Only the lines from the one containing "Emit a component" through the one containing "ErrorBar, BarChart, Bar" are wanted. Give them again exactly, both ends included.

# START OF Records

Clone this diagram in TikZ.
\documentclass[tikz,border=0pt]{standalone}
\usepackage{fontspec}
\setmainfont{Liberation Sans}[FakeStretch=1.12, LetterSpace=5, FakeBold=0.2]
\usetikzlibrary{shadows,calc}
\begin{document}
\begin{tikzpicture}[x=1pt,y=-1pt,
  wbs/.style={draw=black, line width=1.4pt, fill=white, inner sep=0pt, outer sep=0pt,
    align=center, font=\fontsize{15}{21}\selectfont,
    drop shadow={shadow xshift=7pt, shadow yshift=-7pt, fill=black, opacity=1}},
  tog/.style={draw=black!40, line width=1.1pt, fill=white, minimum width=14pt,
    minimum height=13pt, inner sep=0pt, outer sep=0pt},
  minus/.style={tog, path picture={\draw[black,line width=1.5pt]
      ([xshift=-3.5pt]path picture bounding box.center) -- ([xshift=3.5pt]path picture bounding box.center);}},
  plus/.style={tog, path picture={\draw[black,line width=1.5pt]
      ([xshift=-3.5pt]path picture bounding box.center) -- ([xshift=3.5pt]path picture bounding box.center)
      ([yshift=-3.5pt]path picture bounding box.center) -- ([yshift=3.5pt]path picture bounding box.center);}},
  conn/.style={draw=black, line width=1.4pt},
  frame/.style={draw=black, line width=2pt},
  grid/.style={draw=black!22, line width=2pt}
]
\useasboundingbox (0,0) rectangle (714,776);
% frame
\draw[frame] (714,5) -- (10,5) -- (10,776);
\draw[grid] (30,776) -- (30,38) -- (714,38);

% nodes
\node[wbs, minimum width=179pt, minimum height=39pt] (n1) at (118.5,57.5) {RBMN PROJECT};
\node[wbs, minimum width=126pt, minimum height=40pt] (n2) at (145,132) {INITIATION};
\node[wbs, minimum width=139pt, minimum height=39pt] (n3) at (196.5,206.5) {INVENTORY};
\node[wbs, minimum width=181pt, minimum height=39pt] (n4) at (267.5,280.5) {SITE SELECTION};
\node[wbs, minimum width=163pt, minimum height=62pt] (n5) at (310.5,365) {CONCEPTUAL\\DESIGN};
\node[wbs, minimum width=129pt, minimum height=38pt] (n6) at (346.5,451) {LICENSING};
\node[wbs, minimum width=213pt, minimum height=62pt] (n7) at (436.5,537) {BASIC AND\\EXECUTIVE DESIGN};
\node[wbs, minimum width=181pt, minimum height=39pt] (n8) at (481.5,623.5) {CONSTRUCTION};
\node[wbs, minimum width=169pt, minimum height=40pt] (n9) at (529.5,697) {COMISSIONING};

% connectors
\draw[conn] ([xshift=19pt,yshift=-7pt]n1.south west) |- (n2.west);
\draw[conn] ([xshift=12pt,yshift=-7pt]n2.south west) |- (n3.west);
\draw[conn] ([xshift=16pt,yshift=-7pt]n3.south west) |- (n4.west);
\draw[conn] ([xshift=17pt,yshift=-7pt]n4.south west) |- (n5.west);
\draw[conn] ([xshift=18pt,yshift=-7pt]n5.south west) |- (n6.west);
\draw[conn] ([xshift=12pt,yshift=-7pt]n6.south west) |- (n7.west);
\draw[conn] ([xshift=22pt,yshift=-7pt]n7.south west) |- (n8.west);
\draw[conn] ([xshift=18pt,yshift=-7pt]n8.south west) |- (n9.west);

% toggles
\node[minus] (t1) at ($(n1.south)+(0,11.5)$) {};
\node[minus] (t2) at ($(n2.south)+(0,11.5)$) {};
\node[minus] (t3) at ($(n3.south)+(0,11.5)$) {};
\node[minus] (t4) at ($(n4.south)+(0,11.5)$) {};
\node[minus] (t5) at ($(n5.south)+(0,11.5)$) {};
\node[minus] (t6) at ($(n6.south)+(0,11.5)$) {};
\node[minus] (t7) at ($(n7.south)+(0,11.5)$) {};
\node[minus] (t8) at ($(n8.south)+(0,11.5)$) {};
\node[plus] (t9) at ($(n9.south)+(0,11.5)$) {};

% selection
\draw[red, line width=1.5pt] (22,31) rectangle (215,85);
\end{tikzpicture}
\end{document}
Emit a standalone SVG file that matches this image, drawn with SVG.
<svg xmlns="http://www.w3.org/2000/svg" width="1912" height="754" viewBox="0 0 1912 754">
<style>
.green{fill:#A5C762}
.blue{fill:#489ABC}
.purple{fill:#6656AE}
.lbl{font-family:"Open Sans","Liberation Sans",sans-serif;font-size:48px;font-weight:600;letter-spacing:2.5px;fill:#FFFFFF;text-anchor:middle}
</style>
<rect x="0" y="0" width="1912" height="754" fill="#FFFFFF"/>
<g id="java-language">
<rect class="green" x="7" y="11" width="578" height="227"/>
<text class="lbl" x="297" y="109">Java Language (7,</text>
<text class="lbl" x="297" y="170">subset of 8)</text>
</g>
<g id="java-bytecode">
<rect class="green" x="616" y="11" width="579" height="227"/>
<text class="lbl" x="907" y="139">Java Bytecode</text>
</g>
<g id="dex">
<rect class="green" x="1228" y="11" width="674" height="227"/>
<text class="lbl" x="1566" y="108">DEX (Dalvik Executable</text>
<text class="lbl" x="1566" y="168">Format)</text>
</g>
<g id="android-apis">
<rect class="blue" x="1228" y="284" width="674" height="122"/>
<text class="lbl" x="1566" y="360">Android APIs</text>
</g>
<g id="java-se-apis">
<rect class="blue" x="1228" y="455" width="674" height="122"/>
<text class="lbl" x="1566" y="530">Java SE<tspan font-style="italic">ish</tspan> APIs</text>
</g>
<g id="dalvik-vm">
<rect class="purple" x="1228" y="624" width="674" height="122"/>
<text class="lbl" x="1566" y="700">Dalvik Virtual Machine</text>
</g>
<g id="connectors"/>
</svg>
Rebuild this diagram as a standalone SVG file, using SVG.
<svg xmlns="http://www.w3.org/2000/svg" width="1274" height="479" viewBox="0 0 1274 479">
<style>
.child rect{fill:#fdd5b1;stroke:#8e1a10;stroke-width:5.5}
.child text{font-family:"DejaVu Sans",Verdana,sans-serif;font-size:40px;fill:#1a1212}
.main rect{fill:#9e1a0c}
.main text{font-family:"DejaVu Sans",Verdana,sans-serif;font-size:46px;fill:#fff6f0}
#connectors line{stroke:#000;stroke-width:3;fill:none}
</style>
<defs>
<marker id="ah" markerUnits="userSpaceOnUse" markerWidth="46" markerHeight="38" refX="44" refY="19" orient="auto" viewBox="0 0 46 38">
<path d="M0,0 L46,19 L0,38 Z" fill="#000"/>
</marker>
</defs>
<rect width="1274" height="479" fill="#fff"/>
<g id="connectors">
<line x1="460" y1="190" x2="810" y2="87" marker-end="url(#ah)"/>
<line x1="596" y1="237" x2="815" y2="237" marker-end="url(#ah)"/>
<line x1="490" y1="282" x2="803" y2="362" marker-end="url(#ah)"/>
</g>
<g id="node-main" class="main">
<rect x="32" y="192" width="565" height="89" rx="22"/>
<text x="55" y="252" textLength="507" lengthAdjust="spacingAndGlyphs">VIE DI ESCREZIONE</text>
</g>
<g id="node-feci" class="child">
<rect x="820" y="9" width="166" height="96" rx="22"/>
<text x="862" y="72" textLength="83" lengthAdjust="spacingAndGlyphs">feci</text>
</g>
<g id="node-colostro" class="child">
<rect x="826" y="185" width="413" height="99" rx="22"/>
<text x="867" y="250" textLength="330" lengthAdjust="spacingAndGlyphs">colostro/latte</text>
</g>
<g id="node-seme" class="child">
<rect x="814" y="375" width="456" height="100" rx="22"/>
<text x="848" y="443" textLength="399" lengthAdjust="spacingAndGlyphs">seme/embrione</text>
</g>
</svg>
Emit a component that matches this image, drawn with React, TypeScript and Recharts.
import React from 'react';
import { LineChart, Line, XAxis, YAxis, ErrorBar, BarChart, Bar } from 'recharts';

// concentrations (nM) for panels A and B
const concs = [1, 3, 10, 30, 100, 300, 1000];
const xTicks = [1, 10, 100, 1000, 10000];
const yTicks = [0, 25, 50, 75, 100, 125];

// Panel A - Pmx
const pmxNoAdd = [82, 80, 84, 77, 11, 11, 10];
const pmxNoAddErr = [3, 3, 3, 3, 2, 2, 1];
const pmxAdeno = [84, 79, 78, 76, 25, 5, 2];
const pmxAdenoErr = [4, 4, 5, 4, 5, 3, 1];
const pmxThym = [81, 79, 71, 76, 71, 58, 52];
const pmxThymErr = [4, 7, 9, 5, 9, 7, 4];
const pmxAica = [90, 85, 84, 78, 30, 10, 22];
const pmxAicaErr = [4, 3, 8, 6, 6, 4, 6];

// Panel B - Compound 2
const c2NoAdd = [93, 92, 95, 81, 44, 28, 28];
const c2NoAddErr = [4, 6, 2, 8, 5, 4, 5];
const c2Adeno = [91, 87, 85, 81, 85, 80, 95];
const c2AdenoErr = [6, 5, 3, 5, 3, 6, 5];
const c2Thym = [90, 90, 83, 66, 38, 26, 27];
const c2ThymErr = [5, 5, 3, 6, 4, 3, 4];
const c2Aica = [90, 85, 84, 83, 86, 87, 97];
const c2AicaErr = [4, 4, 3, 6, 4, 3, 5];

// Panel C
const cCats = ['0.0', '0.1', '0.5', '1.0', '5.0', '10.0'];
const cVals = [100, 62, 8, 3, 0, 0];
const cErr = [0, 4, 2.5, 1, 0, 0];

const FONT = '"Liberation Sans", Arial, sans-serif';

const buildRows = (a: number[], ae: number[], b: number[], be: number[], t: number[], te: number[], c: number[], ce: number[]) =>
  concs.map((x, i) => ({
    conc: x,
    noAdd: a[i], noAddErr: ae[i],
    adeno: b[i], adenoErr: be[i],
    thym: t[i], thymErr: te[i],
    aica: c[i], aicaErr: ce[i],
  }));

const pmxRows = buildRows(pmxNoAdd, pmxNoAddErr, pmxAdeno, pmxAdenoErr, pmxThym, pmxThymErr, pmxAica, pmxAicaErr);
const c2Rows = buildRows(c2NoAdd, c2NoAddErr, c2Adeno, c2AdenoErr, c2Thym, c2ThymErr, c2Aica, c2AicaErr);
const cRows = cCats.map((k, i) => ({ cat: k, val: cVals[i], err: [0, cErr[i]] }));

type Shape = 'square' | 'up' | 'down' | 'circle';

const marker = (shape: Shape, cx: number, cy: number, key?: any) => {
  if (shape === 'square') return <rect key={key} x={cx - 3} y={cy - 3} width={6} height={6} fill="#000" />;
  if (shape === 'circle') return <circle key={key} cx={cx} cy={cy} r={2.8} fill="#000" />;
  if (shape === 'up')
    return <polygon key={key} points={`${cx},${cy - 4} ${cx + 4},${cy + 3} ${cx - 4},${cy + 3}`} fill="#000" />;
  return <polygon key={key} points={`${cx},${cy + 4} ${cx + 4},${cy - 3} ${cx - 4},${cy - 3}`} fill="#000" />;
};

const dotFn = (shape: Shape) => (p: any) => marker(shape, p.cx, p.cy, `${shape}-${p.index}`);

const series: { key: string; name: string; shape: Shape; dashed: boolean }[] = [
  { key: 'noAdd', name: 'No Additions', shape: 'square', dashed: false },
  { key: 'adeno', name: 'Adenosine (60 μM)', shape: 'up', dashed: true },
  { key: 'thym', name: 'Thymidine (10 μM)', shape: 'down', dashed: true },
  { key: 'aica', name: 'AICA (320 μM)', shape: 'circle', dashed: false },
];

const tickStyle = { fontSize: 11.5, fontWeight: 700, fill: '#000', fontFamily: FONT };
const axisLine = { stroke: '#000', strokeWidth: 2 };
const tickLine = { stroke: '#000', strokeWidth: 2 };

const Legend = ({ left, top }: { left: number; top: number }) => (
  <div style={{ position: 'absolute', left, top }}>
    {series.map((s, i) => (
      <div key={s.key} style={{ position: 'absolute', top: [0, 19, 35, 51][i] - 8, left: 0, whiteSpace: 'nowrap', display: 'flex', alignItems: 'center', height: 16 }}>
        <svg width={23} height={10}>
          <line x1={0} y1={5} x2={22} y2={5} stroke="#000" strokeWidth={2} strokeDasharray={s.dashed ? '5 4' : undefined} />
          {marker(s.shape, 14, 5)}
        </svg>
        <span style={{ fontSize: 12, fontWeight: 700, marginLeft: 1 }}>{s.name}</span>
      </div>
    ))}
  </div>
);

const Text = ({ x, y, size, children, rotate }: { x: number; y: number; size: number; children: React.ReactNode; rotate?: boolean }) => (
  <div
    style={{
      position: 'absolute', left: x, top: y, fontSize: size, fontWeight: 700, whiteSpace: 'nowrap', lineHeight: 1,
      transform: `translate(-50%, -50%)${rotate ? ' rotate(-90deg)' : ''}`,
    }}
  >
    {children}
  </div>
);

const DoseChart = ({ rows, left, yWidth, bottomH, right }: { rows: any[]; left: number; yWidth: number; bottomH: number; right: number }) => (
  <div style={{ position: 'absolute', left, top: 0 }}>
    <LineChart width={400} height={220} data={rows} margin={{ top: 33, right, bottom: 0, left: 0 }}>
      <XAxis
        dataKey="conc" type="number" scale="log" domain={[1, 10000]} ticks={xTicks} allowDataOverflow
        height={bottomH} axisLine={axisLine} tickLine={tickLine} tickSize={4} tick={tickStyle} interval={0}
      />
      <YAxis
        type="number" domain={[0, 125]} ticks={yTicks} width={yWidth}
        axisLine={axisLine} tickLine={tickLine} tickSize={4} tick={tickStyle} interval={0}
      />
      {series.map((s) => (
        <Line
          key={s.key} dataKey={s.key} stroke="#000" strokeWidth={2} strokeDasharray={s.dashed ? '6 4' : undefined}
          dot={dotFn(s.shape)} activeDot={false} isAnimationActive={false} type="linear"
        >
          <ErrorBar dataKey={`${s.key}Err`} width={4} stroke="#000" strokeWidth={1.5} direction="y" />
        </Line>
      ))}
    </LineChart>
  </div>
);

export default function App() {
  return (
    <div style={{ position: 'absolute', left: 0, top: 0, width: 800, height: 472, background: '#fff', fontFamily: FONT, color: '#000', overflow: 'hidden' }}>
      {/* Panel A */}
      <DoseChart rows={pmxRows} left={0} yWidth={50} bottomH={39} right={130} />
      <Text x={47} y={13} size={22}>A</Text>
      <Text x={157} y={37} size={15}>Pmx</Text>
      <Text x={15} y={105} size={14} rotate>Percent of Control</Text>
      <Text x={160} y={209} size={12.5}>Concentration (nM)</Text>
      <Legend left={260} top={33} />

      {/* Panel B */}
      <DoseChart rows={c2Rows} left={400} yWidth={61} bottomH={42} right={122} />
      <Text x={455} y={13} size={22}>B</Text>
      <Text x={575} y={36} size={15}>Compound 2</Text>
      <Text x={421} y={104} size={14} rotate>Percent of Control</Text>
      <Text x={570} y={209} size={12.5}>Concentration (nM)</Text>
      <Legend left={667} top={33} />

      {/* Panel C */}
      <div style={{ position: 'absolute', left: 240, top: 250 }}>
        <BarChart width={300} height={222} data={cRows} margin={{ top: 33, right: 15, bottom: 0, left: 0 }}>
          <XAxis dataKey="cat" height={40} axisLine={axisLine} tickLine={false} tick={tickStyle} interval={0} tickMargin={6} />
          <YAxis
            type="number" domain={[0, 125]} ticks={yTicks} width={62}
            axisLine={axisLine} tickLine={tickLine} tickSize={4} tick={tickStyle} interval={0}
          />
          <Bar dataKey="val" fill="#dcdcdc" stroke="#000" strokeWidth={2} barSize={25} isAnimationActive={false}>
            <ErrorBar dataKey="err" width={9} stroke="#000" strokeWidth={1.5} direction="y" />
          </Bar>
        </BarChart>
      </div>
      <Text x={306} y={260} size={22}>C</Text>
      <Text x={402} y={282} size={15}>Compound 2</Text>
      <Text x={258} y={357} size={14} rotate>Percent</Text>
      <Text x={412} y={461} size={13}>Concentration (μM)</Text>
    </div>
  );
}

# END OF Records

#### Solution for this problem:
Emit a component that matches this image, drawn with React, TypeScript and Recharts.
import React from 'react';
import { LineChart, Line, XAxis, YAxis, ErrorBar, BarChart, Bar } from 'recharts';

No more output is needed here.